When looking to engage a bookkeeper, you should have an understanding of the key deliverables you are looking for. Be clear on the functions you are looking to outsource, and ensure those functions are within the skill set of the bookkeeper you are considering engaging. This is imperative to get the most from your outsourcing experience.

Different bookkeepers have different skill sets, often reflecting their background or particular areas of interest. Some also develop areas of specialisation. In general, however, bookkeepers normally have the following skills/knowledge:
  • solid understanding of bookkeeping/accounting principles, a methodical approach and attention to detail
  • software expertise
  • understanding of tax laws relevant to bookkeeping processes
  • ability to develop a strong understanding of your business
  • efficient with Tax Office lodgement practices and Tax Office dealings.

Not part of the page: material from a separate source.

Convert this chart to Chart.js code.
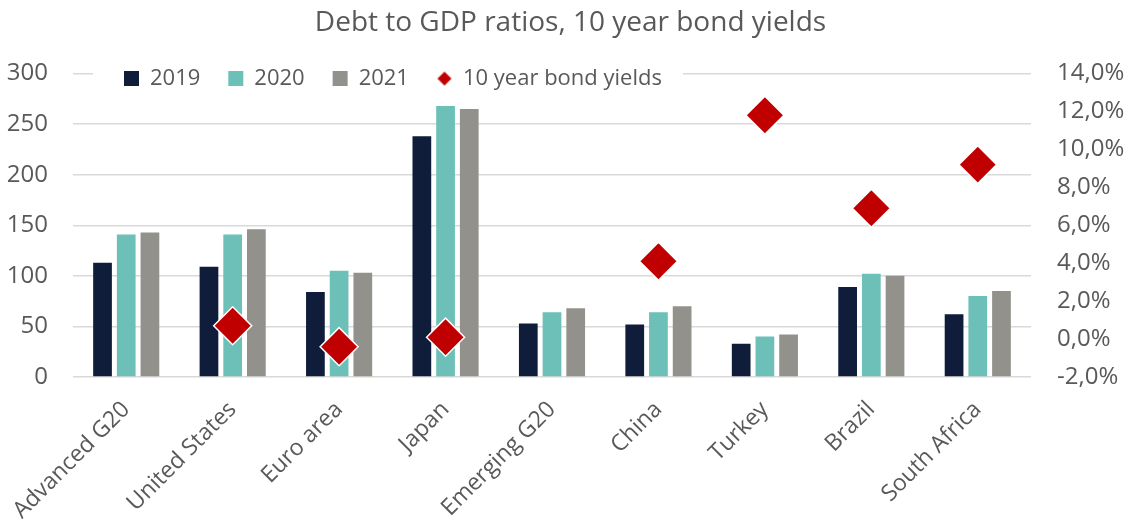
<!DOCTYPE html>
<html>
<head>
<meta charset="utf-8">
<script src="https://cdn.jsdelivr.net/npm/chart.js@4/dist/chart.umd.min.js"></script>
<style>
  html, body { margin: 0; padding: 0; background: #fff; }
  #wrap { width: 1141px; height: 523px; position: relative; }
</style>
</head>
<body>
<div id="wrap"><canvas id="c" width="1141" height="523"></canvas></div>
<script>
const categories = ['Advanced G20', 'United States', 'Euro area', 'Japan', 'Emerging G20', 'China', 'Turkey', 'Brazil', 'South Africa'];
const debt2019 = [113, 109, 84, 238, 53, 52, 33, 89, 62];
const debt2020 = [141, 141, 105, 268, 64, 64, 40, 102, 80];
const debt2021 = [143, 146, 103, 265, 68, 70, 42, 100, 85];
const bondYields = [null, 0.7, -0.4, 0.1, null, 4.1, 11.8, 6.9, 9.2];
const leftTicks = [0, 50, 100, 150, 200, 250, 300];
const rightTickLabels = ['-2,0%', '0,0%', '2,0%', '4,0%', '6,0%', '8,0%', '10,0%', '12,0%', '14,0%'];

const FONT = "'Open Sans', 'DejaVu Sans', sans-serif";
const TXT = '#595959';

// small diamond used as legend marker for the yields series
const diamond = document.createElement('canvas');
diamond.width = 16; diamond.height = 16;
(function () {
  const g = diamond.getContext('2d');
  g.fillStyle = '#c00000';
  g.beginPath();
  g.moveTo(8, 1); g.lineTo(15, 8); g.lineTo(8, 15); g.lineTo(1, 8); g.closePath();
  g.fill();
})();

const legendPatch = {
  id: 'legendPatch',
  beforeLayout(chart) {
    const lg = chart.legend;
    if (lg && !lg._patchedFit) {
      const origFit = lg.fit;
      lg.fit = function () { origFit.call(this); this.height = 34; };
      const origDraw = lg.draw;
      lg.draw = function () {
        const c = this.ctx;
        c.save();
        c.fillStyle = '#ffffff';
        c.fillRect(93, 62, 590, 28);
        c.restore();
        origDraw.call(this);
      };
      lg._patchedFit = true;
    }
  },
  beforeDraw(chart) {
    const lg = chart.legend;
    lg.left = 96;
    lg.bottom = lg.top + 80;
  }
};

new Chart(document.getElementById('c'), {
  data: {
    labels: categories,
    datasets: [
      { type: 'bar', label: '2019', data: debt2019, backgroundColor: '#0f1c3a', yAxisID: 'y', order: 1,
        categoryPercentage: 0.668, barPercentage: 0.79 },
      { type: 'bar', label: '2020', data: debt2020, backgroundColor: '#6cc0b8', yAxisID: 'y', order: 1,
        categoryPercentage: 0.668, barPercentage: 0.79 },
      { type: 'bar', label: '2021', data: debt2021, backgroundColor: '#92918c', yAxisID: 'y', order: 1,
        categoryPercentage: 0.668, barPercentage: 0.79 },
      { type: 'line', label: '10 year bond yields', data: bondYields, yAxisID: 'y1', order: 0,
        showLine: false, pointStyle: 'rectRot', pointRadius: 19, pointHoverRadius: 19,
        backgroundColor: '#c00000', borderColor: '#ffffff', pointBorderWidth: 1.5 }
    ]
  },
  options: {
    responsive: false,
    animation: false,
    layout: { padding: { left: 0, right: 0, top: 0, bottom: 0 } },
    plugins: {
      title: {
        display: true,
        text: 'Debt to GDP ratios, 10 year bond yields',
        color: TXT,
        font: { family: FONT, size: 28, weight: 'normal' },
        padding: { top: 6, bottom: 0 }
      },
      legend: {
        display: true,
        position: 'top',
        align: 'start',
        labels: {
          color: TXT,
          font: { family: FONT, size: 22 },
          usePointStyle: true,
          boxWidth: 15,
          boxHeight: 15,
          padding: 28,
          generateLabels(chart) {
            const items = Chart.defaults.plugins.legend.labels.generateLabels(chart);
            items.sort((a, b) => a.datasetIndex - b.datasetIndex);
            items.forEach((it) => {
              it.pointStyle = it.datasetIndex < 3 ? 'rect' : diamond;
              it.lineWidth = 0;
              it.strokeStyle = 'rgba(0,0,0,0)';
            });
            return items;
          }
        }
      },
      tooltip: { enabled: false }
    },
    scales: {
      x: {
        grid: { display: false, drawTicks: false },
        border: { display: false },
        ticks: { color: TXT, font: { family: FONT, size: 23 }, minRotation: 45, maxRotation: 45, padding: 19 },
        afterFit(s) { s.height = 146; s.paddingLeft = 0; s.paddingRight = 0; }
      },
      y: {
        position: 'left',
        min: 0, max: 300,
        afterBuildTicks(s) { s.ticks = leftTicks.map(v => ({ value: v })); },
        grid: { color: '#d9d9d9', lineWidth: 1.5, drawTicks: false },
        border: { display: false },
        ticks: { color: TXT, font: { family: FONT, size: 24 }, padding: 25 },
        afterFit(s) { s.width = 73; }
      },
      y1: {
        position: 'right',
        min: -2, max: 14,
        ticks: {
          stepSize: 2,
          color: TXT, font: { family: FONT, size: 24 }, padding: 26,
          callback(v, i) { return rightTickLabels[i]; }
        },
        grid: { display: false, drawTicks: false },
        border: { display: false },
        afterFit(s) { s.width = 110; }
      }
    }
  },
  plugins: [legendPatch]
});
</script>
</body>
</html>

Other than the above general traits, some bookkeepers may have particular specialties including:
  • software installation
  • software training & support
  • management reporting
  • cash flow planning
  • debtor management and collection
  • creditor management
  • payroll
  • point of sale.
What a Typical
Bookkeeper Does

Typical bookkeeper responsibilities include, but are not limited to:-
  • establishing a system of accounting record-keeping
  • software set-up and training
  • software and bookkeeping troubleshooting
  • data entry into accounting software
  • reviewing, checking and reconciling postings to ensure accuracy of financial reporting
  • BAS preparation, checking and lodgement
  • management reporting on business performance
  • payroll processing, including dealing with the Tax Office and superannuation funds
  • preparation of end-of-year financial records for your accountant
  • debtor management
  • creditor management and bill paying
  • cash flow projections
  • payroll tax return preparation and lodgement.

Obviously, if there are any other duties that you would require your bookkeeper to do, always ask.  If they feel that they do not have the necessary skill set, then they may be able to recommend someone to assist you.